Adaptive Global and Fine-Grained Perceptual Fusion for MLLM Embeddings Compatible with Hard Negative Amplification
Lexiang Hu, Youze Xue, Dian Li, Gang Liu, Zhouchen Lin
TL;DR
The paper addresses the limitation of existing multimodal embeddings that mostly capture global semantics by introducing AGFF-Embed, which jointly learns a global embedding and multiple fine-grained embeddings guided by learnable prompts. Four perception-pattern similarities (global-to-global, fine-grained-to-global, global-to-fine-grained, and fine-grained-to-fine-grained) are computed and fused with a smooth $\log\mathrm{sumexp}$ aggregator to form a final similarity, enabling flexible, adaptive fusion across tasks. The approach is made compatible with Explicit Gradient Amplification to boost hard negatives within batches, removing the need for additional data edits. Empirical results on MMEB and MMVP-VLM show state-of-the-art performance in both general and fine-grained understanding, and extensive ablations confirm the contribution of each component and the effectiveness of the fusion strategy.
Abstract
Multimodal embeddings serve as a bridge for aligning vision and language, with the two primary implementations -- CLIP-based and MLLM-based embedding models -- both limited to capturing only global semantic information. Although numerous studies have focused on fine-grained understanding, we observe that complex scenarios currently targeted by MLLM embeddings often involve a hybrid perceptual pattern of both global and fine-grained elements, thus necessitating a compatible fusion mechanism.
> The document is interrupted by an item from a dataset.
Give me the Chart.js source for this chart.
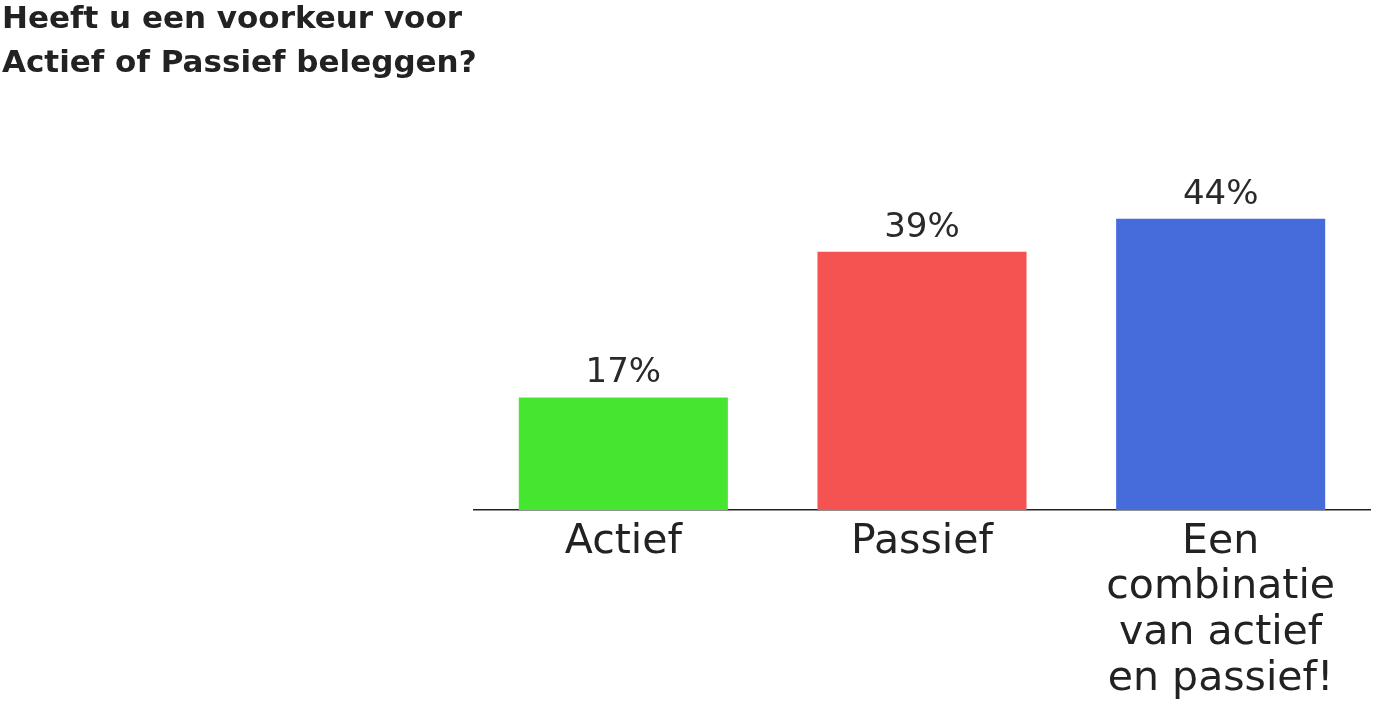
<!DOCTYPE html>
<html>
<head>
<meta charset="utf-8">
<script src="https://cdn.jsdelivr.net/npm/chart.js@4.4.0/dist/chart.umd.min.js"></script>
<style>
  html, body { margin: 0; padding: 0; background: #fff; }
  #wrap { width: 1385px; height: 709px; position: relative; }
</style>
</head>
<body>
<div id="wrap"><canvas id="myChart"></canvas></div>
<script>
const categories = [['Actief'], ['Passief'], ['Een', 'combinatie', 'van actief', 'en passief!']];
const values = [17, 39, 44];
const barColors = ['#46e52f', '#f55352', '#466bdb'];
const titleLines = ['Heeft u een voorkeur voor', 'Actief of Passief beleggen?'];

// labels boven de balken
const valueLabels = {
  id: 'valueLabels',
  afterDatasetsDraw(chart) {
    const c = chart.ctx;
    const meta = chart.getDatasetMeta(0);
    c.save();
    c.font = '400 34px "DejaVu Sans", sans-serif';
    c.fillStyle = '#2a2a2a';
    c.textAlign = 'center';
    c.textBaseline = 'alphabetic';
    meta.data.forEach((bar, i) => {
      c.fillText(values[i] + '%', bar.x, bar.y - 15);
    });
    c.restore();
  }
};

const ctx = document.getElementById('myChart');

new Chart(ctx, {
  type: 'bar',
  data: {
    labels: categories,
    datasets: [{
      data: values,
      backgroundColor: barColors,
      borderWidth: 0,
      categoryPercentage: 1,
      barPercentage: 0.7
    }]
  },
  options: {
    responsive: true,
    maintainAspectRatio: false,
    animation: false,
    layout: { padding: { left: 2, right: 15, top: -2, bottom: 0 } },
    plugins: {
      legend: { display: false },
      tooltip: { enabled: false },
      title: {
        display: true,
        text: titleLines,
        align: 'start',
        color: '#222',
        font: { family: '"DejaVu Sans", sans-serif', size: 31, weight: 'bold', lineHeight: 1.42 },
        padding: { top: 0, bottom: 93 }
      }
    },
    scales: {
      x: {
        grid: { display: false, drawTicks: false },
        border: { display: true, color: '#222', width: 1.5 },
        ticks: {
          color: '#222',
          padding: 9,
          maxRotation: 0,
          autoSkip: false,
          font: { family: '"DejaVu Sans", sans-serif', size: 41, weight: 'normal', lineHeight: 1.115 }
        },
        afterFit: (s) => { s.height = 199; }
      },
      y: {
        min: 0,
        max: 50,
        display: true,
        grid: { display: false, drawTicks: false },
        border: { display: false },
        ticks: { display: false },
        afterFit: (s) => { s.width = 472; }
      }
    }
  },
  plugins: [valueLabels]
});
</script>
</body>
</html>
In this paper, we propose Adaptive Global and Fine-grained perceptual Fusion for MLLM Embeddings (AGFF-Embed), a method that prompts the MLLM to generate multiple embeddings focusing on different dimensions of semantic information, which are then adaptively and smoothly aggregated. Furthermore, we adapt AGFF-Embed with the Explicit Gradient Amplification (EGA) technique to achieve in-batch hard negatives enhancement without requiring fine-grained editing of the dataset. Evaluation on the MMEB and MMVP-VLM benchmarks shows that AGFF-Embed comprehensively achieves state-of-the-art performance in both general and fine-grained understanding compared to other multimodal embedding models.